$ \int \sqrt{x^2+81} dx $
Integration by parts formula
\int u(x)v^{'}(x) dx = u(x)v(x) - \int v(x)u^{'}(x) dx
Therefore assume that v^{'}(x) = 1 in this case
Denote the integral
$ I = \int \sqrt{x^2+81} dx$
$ \begin{align*} I &= x \sqrt{x^2+81} - \int \frac{x^2}{\sqrt{x^2+81}} dx\\ &= x \sqrt{x^2+81} - \int \frac{x^2+81-81}{\sqrt{x^2+81}} dx\\ &= x \sqrt{x^2+81} - I + 81 \int \frac{1}{\sqrt{x^2+81}} dx \end{align*} $
Therefore
$ 2I = x \sqrt{x^2+81} +81 \int \frac{1}{\sqrt{x^2+81}} dx$
the rest you should do it yourself.
I was told that we are not supposed to give complete solution for homework questions.
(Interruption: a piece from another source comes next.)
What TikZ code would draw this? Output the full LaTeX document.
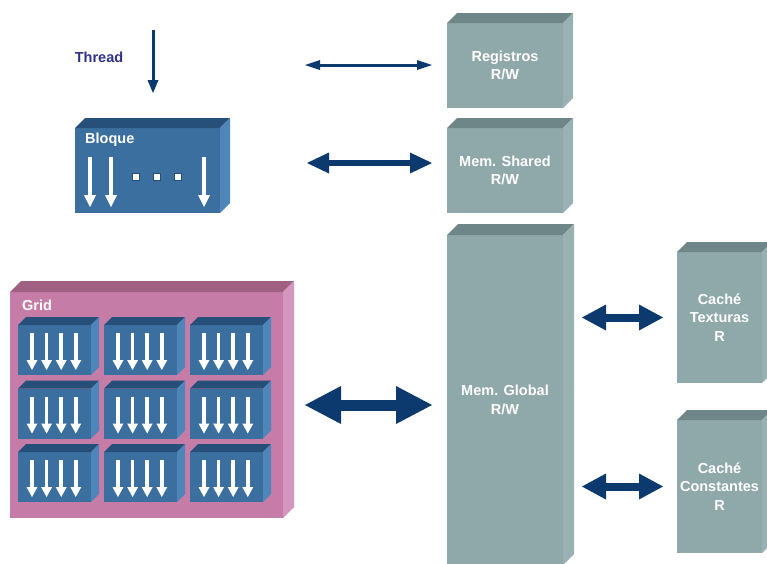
\documentclass[tikz,border=0pt]{standalone}
\usepackage{fontspec}
\setmainfont{Liberation Sans}
\usetikzlibrary{arrows.meta}

\definecolor{navy}{HTML}{0C3A6E}
\definecolor{threadtxt}{HTML}{2F318B}
\definecolor{grayfront}{HTML}{8FA8AA}
\definecolor{graytop}{HTML}{6E8688}
\definecolor{grayside}{HTML}{9AB1B3}
\definecolor{bluefront}{HTML}{3B6F9F}
\definecolor{bluetop}{HTML}{26507A}
\definecolor{blueside}{HTML}{4F86BA}
\definecolor{pinkfront}{HTML}{C57CA7}
\definecolor{pinktop}{HTML}{A06081}
\definecolor{pinkside}{HTML}{D495BE}

\newcommand\boxfont{\fontsize{14.5}{18.5}\selectfont\bfseries}

% top and right faces of a box whose front face is node #1, depth #2
\newcommand\drawcube[4]{%
  \fill[#3] (#1.north west) -- ++(#2,-#2) -- ([shift={(#2,-#2)}]#1.north east) -- (#1.north east) -- cycle;
  \fill[#4] (#1.north east) -- ++(#2,-#2) -- ([shift={(#2,-#2)}]#1.south east) -- (#1.south east) -- cycle;
}

\tikzset{
  face/.style={anchor=north west, inner sep=0pt, outer sep=0pt, text=white,
    font=\boxfont, align=center},
  grayface/.style={face, fill=grayfront},
  blueface/.style={face, fill=bluefront},
  pinkface/.style={face, fill=pinkfront},
  title/.style={anchor=west, inner sep=0pt, text=white, font=\boxfont},
  link/.style={draw=navy, line width=#1},
  linkA/.style={link=3pt, arrows={Triangle[length=15pt,width=10pt,line width=0pt]-Triangle[length=15pt,width=10pt,line width=0pt]}},
  linkB/.style={link=6.5pt, arrows={Triangle[length=22pt,width=21pt,line width=0pt]-Triangle[length=22pt,width=21pt,line width=0pt]}},
  linkC/.style={link=8pt, arrows={Triangle[length=24pt,width=26pt,line width=0pt]-Triangle[length=24pt,width=26pt,line width=0pt]}},
  linkD/.style={link=11pt, arrows={Triangle[length=36pt,width=38pt,line width=0pt]-Triangle[length=36pt,width=38pt,line width=0pt]}},
  threadarrow/.style={draw=navy, line width=3pt, arrows={-Triangle[length=13pt,width=11pt,line width=0pt]}},
  warrow/.style={draw=white, line width=3.5pt, arrows={-Triangle[length=10pt,width=11pt,line width=0pt]}},
  bigwarrow/.style={draw=white, line width=3.5pt, arrows={-Triangle[length=12pt,width=12pt,line width=0pt]}},
  dot/.style={draw=bluetop, fill=white, line width=1pt, minimum size=7pt, inner sep=0pt},
}

\begin{document}
\begin{tikzpicture}[x=1pt, y=-1pt]
  \clip (0,0) rectangle (767,563);
  \fill[white] (0,0) rectangle (767,563);

  % memory boxes
  \node[grayface, minimum width=116pt, minimum height=85pt] (reg) at (447,23) {Registros\\R/W};
  \drawcube{reg}{10}{graytop}{grayside}
  \node[grayface, minimum width=116pt, minimum height=85pt] (shared) at (447,128) {Mem. Shared\\R/W};
  \drawcube{shared}{10}{graytop}{grayside}
  \node[grayface, minimum width=116pt, minimum height=330pt] (global) at (447,235) {Mem. Global\\R/W};
  \drawcube{global}{11}{graytop}{grayside}
  \node[grayface, minimum width=85pt, minimum height=131pt] (tex) at (677,252) {Caché\\Texturas\\R};
  \drawcube{tex}{10}{graytop}{grayside}
  \node[grayface, minimum width=85pt, minimum height=133pt] (const) at (677,420) {Caché\\Constantes\\R};
  \drawcube{const}{10}{graytop}{grayside}

  % thread
  \node[anchor=center, inner sep=0pt, text=threadtxt, font=\boxfont] (thread) at (99,57) {Thread};
  \coordinate (thtop) at (153,30);

  % block
  \node[blueface, minimum width=145pt, minimum height=85pt] (bloque) at (75,128) {};
  \drawcube{bloque}{10}{bluetop}{blueside}
  \node[title] (bloquet) at (85,140) {Bloque};
  \draw[bigwarrow] ([xshift=15pt,yshift=-29pt]bloque.north west) -- ++(0,50);
  \draw[bigwarrow] ([xshift=36pt,yshift=-29pt]bloque.north west) -- ++(0,50);
  \draw[bigwarrow] ([xshift=129pt,yshift=-29pt]bloque.north west) -- ++(0,50);
  \node[dot] (d1) at (136,177) {};
  \node[dot] (d2) at (157,177) {};
  \node[dot] (d3) at (178,177) {};

  \draw[threadarrow, shorten >=35pt] (thtop) -- (thtop |- bloque.north);

  % grid of blocks
  \node[pinkface, minimum width=273pt, minimum height=226pt] (grid) at (10,292) {};
  \drawcube{grid}{11}{pinktop}{pinkside}
  \node[title] (gridt) at (22,305) {Grid};
  \foreach \i in {0,1,2} {
    \foreach \j in {0,1,2} {
      \node[blueface, minimum width=73pt, minimum height=50pt] (b\i\j) at ({18+86*\i},{325+63.5*\j}) {};
      \drawcube{b\i\j}{8}{bluetop}{blueside}
      \foreach \k in {0,...,3} {
        \draw[warrow] ([xshift={14+14.6*\k}, yshift=-8pt]b\i\j.north west) -- ++(0,37);
      }
    }
  }

  % links between levels
  \coordinate (ra) at (305,65);
  \coordinate (sa) at (307,163);
  \draw[linkA, shorten >=15pt] (ra) -- (ra -| reg.west);
  \draw[linkB, shorten >=15pt] (sa) -- (sa -| shared.west);
  \draw[linkD, shorten <=22pt, shorten >=15pt] (grid.east) -- (grid.east -| global.west);
  \draw[linkC, shorten <=19pt, shorten >=14pt] (global.east |- tex.west) -- (tex.west);
  \draw[linkC, shorten <=19pt, shorten >=14pt] (global.east |- const.west) -- (const.west);
\end{tikzpicture}
\end{document}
IMPROVED EXPLANATION: (BY REQUEST)
$u(x) = \sqrt{x^2+81}$ and
$v(x) = x$, therefore v^{'}(x) = 1
u^{'}(x) = \frac{1}{2}\left(x^2+81\right)^{-\frac{1}{2}} \times 2x = \frac{x}{\sqrt{x^2+81}}
\begin{align*} \int \sqrt{x^2+81} dx &= \int u(x) v^{'}(x) \\ &= u(x)v(x) - \int u^{'}(x) v(x) dx\\ &= x \sqrt{x^2+81} - \int \frac{x^2+81-81}{\sqrt{x^2+81}} dx\\ &= x \sqrt{x^2+81} - \int \sqrt{x^2+81} \hspace{3pt} dx + \int \frac{81}{\sqrt{x^2+81}} dx\\ \end{align*}